Almost $15 billion may have poured into Google’s coffers during the third quarter of this year–and $2.97 billion of that is profit. However, there’s a bit of a dark cloud on the horizon: its Motorola division.
Google released its earnings report yesterday, with Larry Page telling investors that its “great product progress” boded well for the once-small startup that was born in a Menlo Park garage. “We are closing in on our goal of a beautiful, simple, and intuitive experience regardless of your device.”
With almost a quarter of a billion in losses–$248 million–the firm’s mobile handset division, Motorola, is not looking great (the unit made a loss of $192 million in the same quarter of 2012). This comes despite the release of its Made In The U.S.A. phone*, the Moto X, which cost the firm $500 million in promotion alone. Given that the mere fact of making the phone in the U.S. increases its labor costs threefold, compared to assembling it in China, that’s another reason why the division’s losses are up almost a quarter.

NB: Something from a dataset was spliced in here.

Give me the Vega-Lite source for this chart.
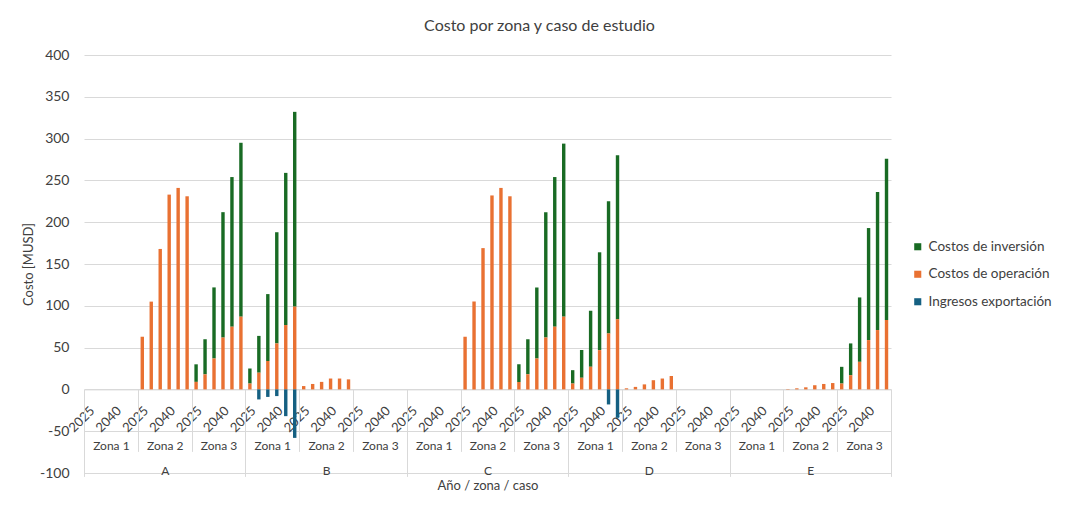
{
  "$schema": "https://vega.github.io/schema/vega-lite/v6.json",
  "width": 807,
  "height": 418,
  "autosize": {"type": "none"},
  "padding": {"left": 84, "top": 55, "right": 183, "bottom": 39},
  "background": "white",
  "config": {
    "view": {"stroke": null},
    "font": "Lato",
    "axis": {"labelFont": "Lato", "titleFont": "Lato", "labelColor": "#404040", "titleColor": "#404040"}
  },
  "title": {
    "text": "Costo por zona y caso de estudio",
    "fontSize": 16,
    "fontWeight": "normal",
    "color": "#404040",
    "font": "Lato",
    "anchor": "middle",
    "dx": 52,
    "offset": 14
  },
  "data": {
    "values": [
      {"caso": "A", "zona": "Zona 1", "anio": "2025", "op": 0, "inv": 0, "exp": 0},
      {"caso": "A", "zona": "Zona 1", "anio": "2030", "op": 0, "inv": 0, "exp": 0},
      {"caso": "A", "zona": "Zona 1", "anio": "2035", "op": 0, "inv": 0, "exp": 0},
      {"caso": "A", "zona": "Zona 1", "anio": "2040", "op": 0, "inv": 0, "exp": 0},
      {"caso": "A", "zona": "Zona 1", "anio": "2045", "op": 0, "inv": 0, "exp": 0},
      {"caso": "A", "zona": "Zona 1", "anio": "2050", "op": 0, "inv": 0, "exp": 0},
      {"caso": "A", "zona": "Zona 2", "anio": "2025", "op": 63, "inv": 0, "exp": 0},
      {"caso": "A", "zona": "Zona 2", "anio": "2030", "op": 105, "inv": 0, "exp": 0},
      {"caso": "A", "zona": "Zona 2", "anio": "2035", "op": 168, "inv": 0, "exp": 0},
      {"caso": "A", "zona": "Zona 2", "anio": "2040", "op": 233, "inv": 0, "exp": 0},
      {"caso": "A", "zona": "Zona 2", "anio": "2045", "op": 241, "inv": 0, "exp": 0},
      {"caso": "A", "zona": "Zona 2", "anio": "2050", "op": 231, "inv": 0, "exp": 0},
      {"caso": "A", "zona": "Zona 3", "anio": "2025", "op": 9, "inv": 21, "exp": 0},
      {"caso": "A", "zona": "Zona 3", "anio": "2030", "op": 18, "inv": 42, "exp": 0},
      {"caso": "A", "zona": "Zona 3", "anio": "2035", "op": 37, "inv": 85, "exp": 0},
      {"caso": "A", "zona": "Zona 3", "anio": "2040", "op": 62, "inv": 150, "exp": 0},
      {"caso": "A", "zona": "Zona 3", "anio": "2045", "op": 75, "inv": 179, "exp": 0},
      {"caso": "A", "zona": "Zona 3", "anio": "2050", "op": 87, "inv": 208, "exp": 0},
      {"caso": "B", "zona": "Zona 1", "anio": "2025", "op": 7, "inv": 18, "exp": 0},
      {"caso": "B", "zona": "Zona 1", "anio": "2030", "op": 20, "inv": 44, "exp": -12},
      {"caso": "B", "zona": "Zona 1", "anio": "2035", "op": 34, "inv": 80, "exp": -9},
      {"caso": "B", "zona": "Zona 1", "anio": "2040", "op": 55, "inv": 133, "exp": -8},
      {"caso": "B", "zona": "Zona 1", "anio": "2045", "op": 77, "inv": 182, "exp": -32},
      {"caso": "B", "zona": "Zona 1", "anio": "2050", "op": 99, "inv": 233, "exp": -58},
      {"caso": "B", "zona": "Zona 2", "anio": "2025", "op": 4, "inv": 0, "exp": 0},
      {"caso": "B", "zona": "Zona 2", "anio": "2030", "op": 6.5, "inv": 0, "exp": 0},
      {"caso": "B", "zona": "Zona 2", "anio": "2035", "op": 9, "inv": 0, "exp": 0},
      {"caso": "B", "zona": "Zona 2", "anio": "2040", "op": 13, "inv": 0, "exp": 0},
      {"caso": "B", "zona": "Zona 2", "anio": "2045", "op": 13, "inv": 0, "exp": 0},
      {"caso": "B", "zona": "Zona 2", "anio": "2050", "op": 12, "inv": 0, "exp": 0},
      {"caso": "B", "zona": "Zona 3", "anio": "2025", "op": 0, "inv": 0, "exp": 0},
      {"caso": "B", "zona": "Zona 3", "anio": "2030", "op": 0, "inv": 0, "exp": 0},
      {"caso": "B", "zona": "Zona 3", "anio": "2035", "op": 0, "inv": 0, "exp": 0},
      {"caso": "B", "zona": "Zona 3", "anio": "2040", "op": 0, "inv": 0, "exp": 0},
      {"caso": "B", "zona": "Zona 3", "anio": "2045", "op": 0, "inv": 0, "exp": 0},
      {"caso": "B", "zona": "Zona 3", "anio": "2050", "op": 0, "inv": 0, "exp": 0},
      {"caso": "C", "zona": "Zona 1", "anio": "2025", "op": 0, "inv": 0, "exp": 0},
      {"caso": "C", "zona": "Zona 1", "anio": "2030", "op": 0, "inv": 0, "exp": 0},
      {"caso": "C", "zona": "Zona 1", "anio": "2035", "op": 0, "inv": 0, "exp": 0},
      {"caso": "C", "zona": "Zona 1", "anio": "2040", "op": 0, "inv": 0, "exp": 0},
      {"caso": "C", "zona": "Zona 1", "anio": "2045", "op": 0, "inv": 0, "exp": 0},
      {"caso": "C", "zona": "Zona 1", "anio": "2050", "op": 0, "inv": 0, "exp": 0},
      {"caso": "C", "zona": "Zona 2", "anio": "2025", "op": 63, "inv": 0, "exp": 0},
      {"caso": "C", "zona": "Zona 2", "anio": "2030", "op": 105, "inv": 0, "exp": 0},
      {"caso": "C", "zona": "Zona 2", "anio": "2035", "op": 169, "inv": 0, "exp": 0},
      {"caso": "C", "zona": "Zona 2", "anio": "2040", "op": 232, "inv": 0, "exp": 0},
      {"caso": "C", "zona": "Zona 2", "anio": "2045", "op": 241, "inv": 0, "exp": 0},
      {"caso": "C", "zona": "Zona 2", "anio": "2050", "op": 231, "inv": 0, "exp": 0},
      {"caso": "C", "zona": "Zona 3", "anio": "2025", "op": 9, "inv": 21, "exp": 0},
      {"caso": "C", "zona": "Zona 3", "anio": "2030", "op": 18, "inv": 42, "exp": 0},
      {"caso": "C", "zona": "Zona 3", "anio": "2035", "op": 37, "inv": 85, "exp": 0},
      {"caso": "C", "zona": "Zona 3", "anio": "2040", "op": 62, "inv": 150, "exp": 0},
      {"caso": "C", "zona": "Zona 3", "anio": "2045", "op": 75, "inv": 179, "exp": 0},
      {"caso": "C", "zona": "Zona 3", "anio": "2050", "op": 87, "inv": 207, "exp": 0},
      {"caso": "D", "zona": "Zona 1", "anio": "2025", "op": 7, "inv": 16, "exp": 0},
      {"caso": "D", "zona": "Zona 1", "anio": "2030", "op": 14, "inv": 33, "exp": 0},
      {"caso": "D", "zona": "Zona 1", "anio": "2035", "op": 27, "inv": 67, "exp": 0},
      {"caso": "D", "zona": "Zona 1", "anio": "2040", "op": 47, "inv": 117, "exp": 0},
      {"caso": "D", "zona": "Zona 1", "anio": "2045", "op": 67, "inv": 158, "exp": -18},
      {"caso": "D", "zona": "Zona 1", "anio": "2050", "op": 84, "inv": 196, "exp": -34},
      {"caso": "D", "zona": "Zona 2", "anio": "2025", "op": 1.3, "inv": 0, "exp": 0},
      {"caso": "D", "zona": "Zona 2", "anio": "2030", "op": 3, "inv": 0, "exp": 0},
      {"caso": "D", "zona": "Zona 2", "anio": "2035", "op": 6, "inv": 0, "exp": 0},
      {"caso": "D", "zona": "Zona 2", "anio": "2040", "op": 11, "inv": 0, "exp": 0},
      {"caso": "D", "zona": "Zona 2", "anio": "2045", "op": 13, "inv": 0, "exp": 0},
      {"caso": "D", "zona": "Zona 2", "anio": "2050", "op": 16, "inv": 0, "exp": 0},
      {"caso": "D", "zona": "Zona 3", "anio": "2025", "op": 0, "inv": 0, "exp": 0},
      {"caso": "D", "zona": "Zona 3", "anio": "2030", "op": 0, "inv": 0, "exp": 0},
      {"caso": "D", "zona": "Zona 3", "anio": "2035", "op": 0, "inv": 0, "exp": 0},
      {"caso": "D", "zona": "Zona 3", "anio": "2040", "op": 0, "inv": 0, "exp": 0},
      {"caso": "D", "zona": "Zona 3", "anio": "2045", "op": 0, "inv": 0, "exp": 0},
      {"caso": "D", "zona": "Zona 3", "anio": "2050", "op": 0, "inv": 0, "exp": 0},
      {"caso": "E", "zona": "Zona 1", "anio": "2025", "op": 0, "inv": 0, "exp": 0},
      {"caso": "E", "zona": "Zona 1", "anio": "2030", "op": 0, "inv": 0, "exp": 0},
      {"caso": "E", "zona": "Zona 1", "anio": "2035", "op": 0, "inv": 0, "exp": 0},
      {"caso": "E", "zona": "Zona 1", "anio": "2040", "op": 0, "inv": 0, "exp": 0},
      {"caso": "E", "zona": "Zona 1", "anio": "2045", "op": 0, "inv": 0, "exp": 0},
      {"caso": "E", "zona": "Zona 1", "anio": "2050", "op": 0, "inv": 0, "exp": 0},
      {"caso": "E", "zona": "Zona 2", "anio": "2025", "op": 0.5, "inv": 0, "exp": 0},
      {"caso": "E", "zona": "Zona 2", "anio": "2030", "op": 1.3, "inv": 0, "exp": 0},
      {"caso": "E", "zona": "Zona 2", "anio": "2035", "op": 2.5, "inv": 0, "exp": 0},
      {"caso": "E", "zona": "Zona 2", "anio": "2040", "op": 5, "inv": 0, "exp": 0},
      {"caso": "E", "zona": "Zona 2", "anio": "2045", "op": 6.5, "inv": 0, "exp": 0},
      {"caso": "E", "zona": "Zona 2", "anio": "2050", "op": 7.6, "inv": 0, "exp": 0},
      {"caso": "E", "zona": "Zona 3", "anio": "2025", "op": 7, "inv": 20, "exp": 0},
      {"caso": "E", "zona": "Zona 3", "anio": "2030", "op": 17, "inv": 38, "exp": 0},
      {"caso": "E", "zona": "Zona 3", "anio": "2035", "op": 33, "inv": 77, "exp": 0},
      {"caso": "E", "zona": "Zona 3", "anio": "2040", "op": 59, "inv": 134, "exp": 0},
      {"caso": "E", "zona": "Zona 3", "anio": "2045", "op": 71, "inv": 165, "exp": 0},
      {"caso": "E", "zona": "Zona 3", "anio": "2050", "op": 83, "inv": 193, "exp": 0}
    ]
  },
  "transform": [
    {"calculate": "datum.caso + '|' + datum.zona + '|' + datum.anio", "as": "key"},
    {"calculate": "datum.caso + '|' + datum.zona", "as": "zkey"}
  ],
  "layer": [
    {
      "transform": [{"fold": ["inv", "op", "exp"], "as": ["serie", "valor"]}],
      "mark": {"type": "bar", "width": {"band": 0.38}},
      "encoding": {
        "x": {
          "field": "key",
          "type": "nominal",
          "sort": "ascending",
          "scale": {"paddingInner": 0, "paddingOuter": 0},
          "axis": {
            "orient": "bottom",
            "title": null,
            "offset": -83.6,
            "domain": true,
            "domainColor": "#d9d9d9",
            "ticks": false,
            "grid": false,
            "labelAngle": -45,
            "labelAlign": "right",
            "labelBaseline": "middle",
            "labelPadding": 19,
            "labelOffset": 4,
            "labelFontSize": 13,
            "labelOverlap": false,
            "labelExpr": "indexof(['2025','2040'], split(datum.value, '|')[2]) >= 0 ? split(datum.value, '|')[2] : ''"
          }
        },
        "y": {
          "field": "valor",
          "type": "quantitative",
          "stack": "zero",
          "scale": {"domain": [-100, 400], "nice": false},
          "axis": {
            "values": [-100, -50, 0, 50, 100, 150, 200, 250, 300, 350, 400],
            "labelExpr": "replace(datum.label, '\u2212', '-')",
            "domain": false,
            "ticks": false,
            "grid": true,
            "gridColor": "#d9d9d9",
            "labelFontSize": 14,
            "labelPadding": 15,
            "title": "Costo [MUSD]",
            "titleFontSize": 13,
            "titleFontWeight": "normal",
            "titlePadding": 4
          }
        },
        "color": {
          "field": "serie",
          "type": "nominal",
          "scale": {"domain": ["inv", "op", "exp"], "range": ["#196B24", "#E97132", "#156082"]},
          "legend": {
            "title": null,
            "orient": "none",
            "legendX": 827,
            "legendY": 185,
            "symbolType": "square",
            "symbolSize": 50,
            "symbolStrokeWidth": 0,
            "labelFontSize": 13.5,
            "labelColor": "#404040",
            "labelFont": "Lato",
            "labelOffset": 4,
            "rowPadding": 12.5,
            "labelExpr": "datum.label == 'inv' ? 'Costos de inversión' : datum.label == 'op' ? 'Costos de operación' : 'Ingresos exportación'"
          }
        },
        "order": {"field": "serie", "sort": "descending"}
      }
    },
    {
      "mark": {"type": "tick", "opacity": 0},
      "encoding": {
        "x": {
          "field": "zkey",
          "type": "nominal",
          "sort": "ascending",
          "scale": {"paddingInner": 0, "paddingOuter": 0},
          "axis": {
            "orient": "bottom",
            "title": null,
            "offset": -83.6,
            "domain": false,
            "ticks": true,
            "tickBand": "extent",
            "tickSize": 62,
            "tickColor": "#d9d9d9",
            "grid": false,
            "labelAngle": 0,
            "labelAlign": "center",
            "labelBaseline": "middle",
            "labelPadding": -6,
            "labelFontSize": 12,
            "labelOverlap": false,
            "labelExpr": "split(datum.value, '|')[1]"
          }
        }
      }
    },
    {
      "mark": {"type": "tick", "opacity": 0},
      "encoding": {
        "x": {
          "field": "caso",
          "type": "nominal",
          "sort": "ascending",
          "scale": {"paddingInner": 0, "paddingOuter": 0},
          "axis": {
            "orient": "bottom",
            "title": "Año / zona / caso",
            "titleFontSize": 13,
            "titleFontWeight": "normal",
            "titlePadding": 3,
            "offset": -83.6,
            "domain": false,
            "ticks": true,
            "tickBand": "extent",
            "tickSize": 87,
            "tickColor": "#d9d9d9",
            "grid": false,
            "labelAngle": 0,
            "labelAlign": "center",
            "labelBaseline": "middle",
            "labelPadding": -6,
            "labelFontSize": 12,
            "labelOverlap": false
          }
        }
      }
    }
  ],
  "resolve": {"scale": {"x": "independent"}}
}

While cost per click declined 8%, paid clicks were up 28% year on year, and 8% from the last quarter. But the news which will give the firm–and investors–a real fillip is that mobile use of YouTube has increased by a huge amount. In 2011, it accounted for 6% of the video site’s traffic; last year, 25% of traffic. And this year? A not-to-be-sniffed-at 40%. Stock last night closed at a record high.